Each tract drew a single bid, for a total of $22.7 million. Not all bids wind up as leases: over the years, nearly 3 percent of all bids have been rejected or withdrawn.
Officials had expected interest to be down from last year because oil prices are so low, said Mike Celata, acting regional director for the Bureau of Ocean Energy Management.
U.S. crude sold for $41.63 a barrel Wednesday, less than half the price a year ago, when 14 companies offered a bit of competition: 93 bids on 81 tracts, for a total of $109.9 million in bids and $109.1 million on the 80 leases signed.
Randall Luthi, president of the National Offshore Industries Association, said another factor is uncertainty about recently proposed regulations that are likely to increase costs. Those include stronger rules proposed for equipment designed to prevent well blowouts and limits proposed Tuesday for methane emissions from oil and gas wells, he said.
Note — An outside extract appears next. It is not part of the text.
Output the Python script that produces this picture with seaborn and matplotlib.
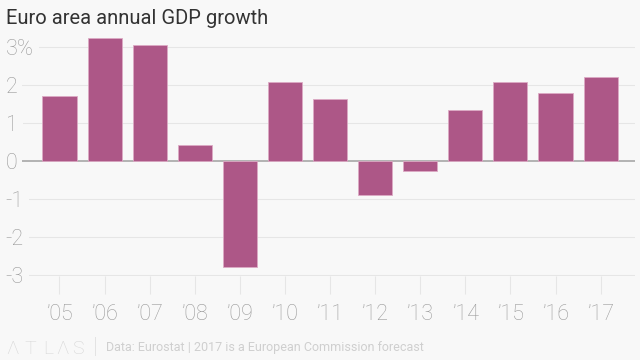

Oil is a cyclical business, and recent years have seen "thousands and thousands of layoffs," Luthi said.
Twenty-six of Wednesday's bids were made by BHP Billiton Petroleum (Deepwater) Inc., which bid a total of nearly $16.3 million.
"I think that shows long-term potential for oil and gas companies to do business in the Gulf of Mexico," Celata said.
"There are definitely a lot of resources left" in the Gulf, he said
Luthi said many of the tracts are in deep water, requiring at least a 10-year lease.
A March 18 sale in the far more popular central Gulf of Mexico brought the lowest number of bids since 1986. Officials said low oil prices were the reason. Since then, the price of U.S. crude has dropped more than $1.40 a barrel.
The water bottom off Louisiana, Mississippi and Alabama is about double the size of the western Gulf, Celata said. Luthi said the tracts off Texas tend to have more natural gas, which brings in less money, than those in the central Gulf.
The sale was the smallest in the western Gulf since 1983, when the Minerals Management Service, which was reorganized and got a name change after the Deepwater Horizon oil spill, began regional sales.
It's not the smallest Gulf-wide: one off the Florida coast in 2014 and one in the central Gulf in 2001 got no bidders, and one offering about one-third as much acreage in the Western Gulf drew three bids in March 2014, with $21.3 million in high bids. Two in the eastern Gulf, where drilling is forbidden in most areas, drew more bidders but less money, $6.6 million in 2005 and $8.4 million in 2003.